Whether that was faith or a coincidence depends on the lens through which the story is viewed. For believers, it looked like intervention and protection. For others, it may simply have marked the moment when a production under extreme strain finally steadied itself. Either way, the blessing became one of the central episodes in the legend of The Exorcist, because it gave the sense that the film had crossed a threshold and that those making it knew they needed help from outside the studio walls.
Whether The Exorcist was truly haunted or dogged by extraordinary bad luck is a question that still hangs over the film more than fifty years later. Sets burn. Actors get hurt. People die. Tragedy and accidents are not unknown in film production. Yet the weight of what gathered around The Exorcist, the fire, the injuries, the deaths, the oppressive atmosphere, and finally the decision to bring in a priest to bless the set, has always felt like more than an ordinary run of misfortune.
Perhaps that feeling comes from the subject matter itself.
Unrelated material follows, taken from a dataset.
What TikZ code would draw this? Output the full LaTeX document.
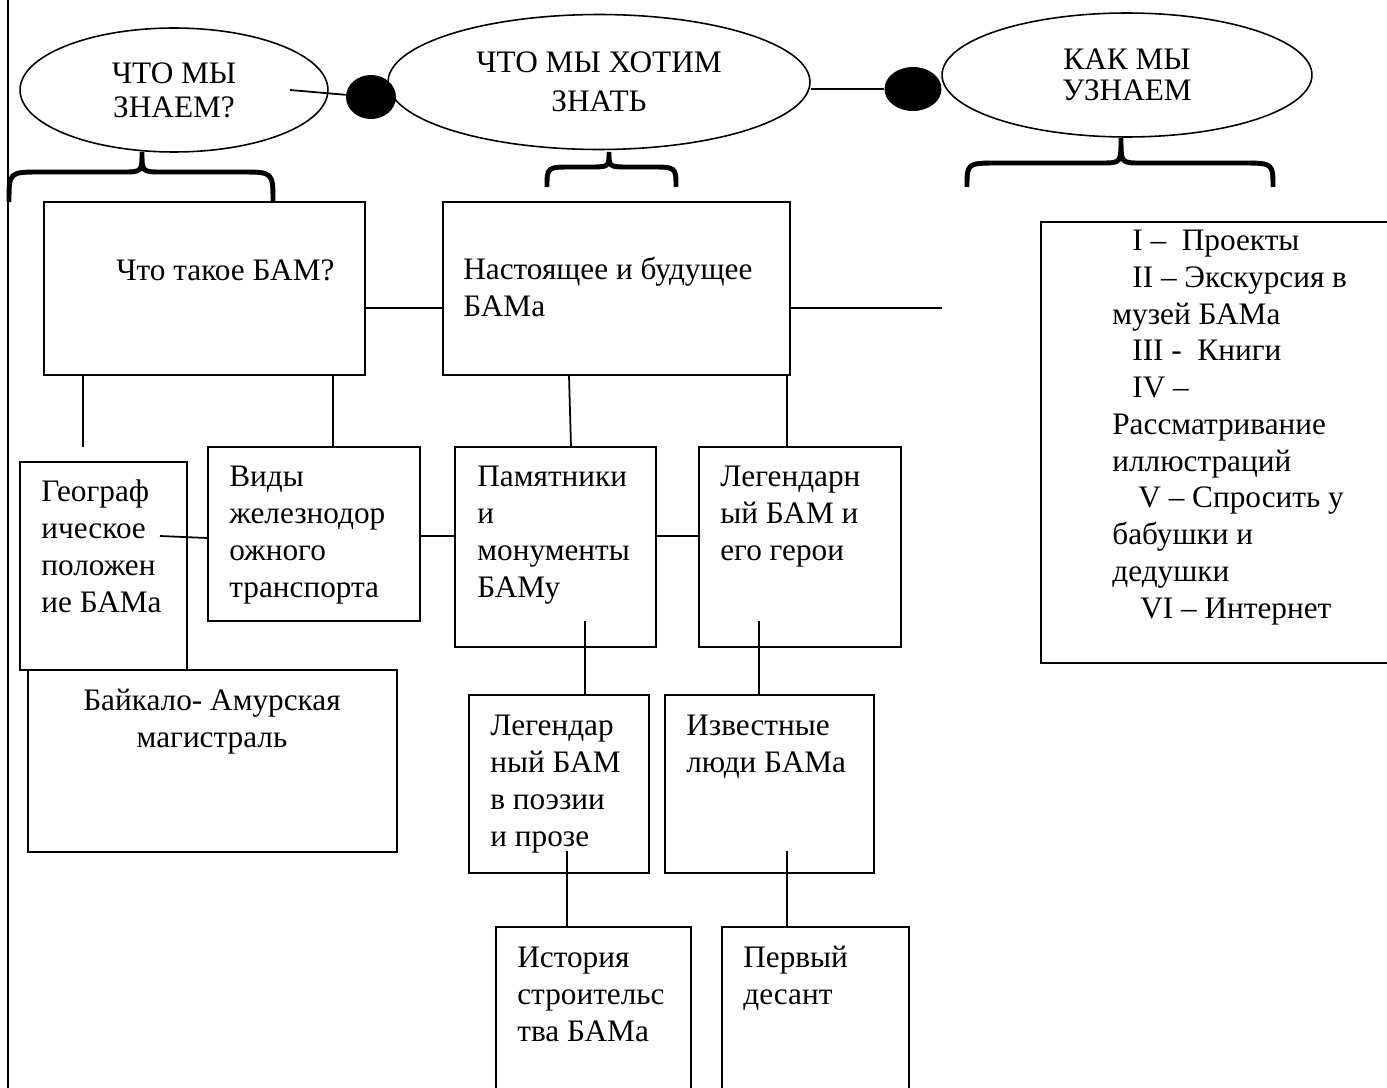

A film so deeply immersed in possession, blasphemy, and sacrilege was always going to draw a different kind of scrutiny when things began to go wrong. Every accident carried a darker meaning. Every loss seemed to fit a pattern. By the time production ended, The Exorcist had acquired a reputation that no ordinary horror film could easily shake.
Coincidence remains the safest explanation. It always does. But in this case, the string of bad luck has long seemed too concentrated, too unsettling, and too perfectly matched to the film’s subject to be dismissed without hesitation. That is why the story has endured. Not because it proves anything beyond doubt, but because it leaves behind the same uneasy question that haunted the production itself, whether something had gathered around the film, or whether the people making it had simply looked into darkness for too long and begun to feel it looking back.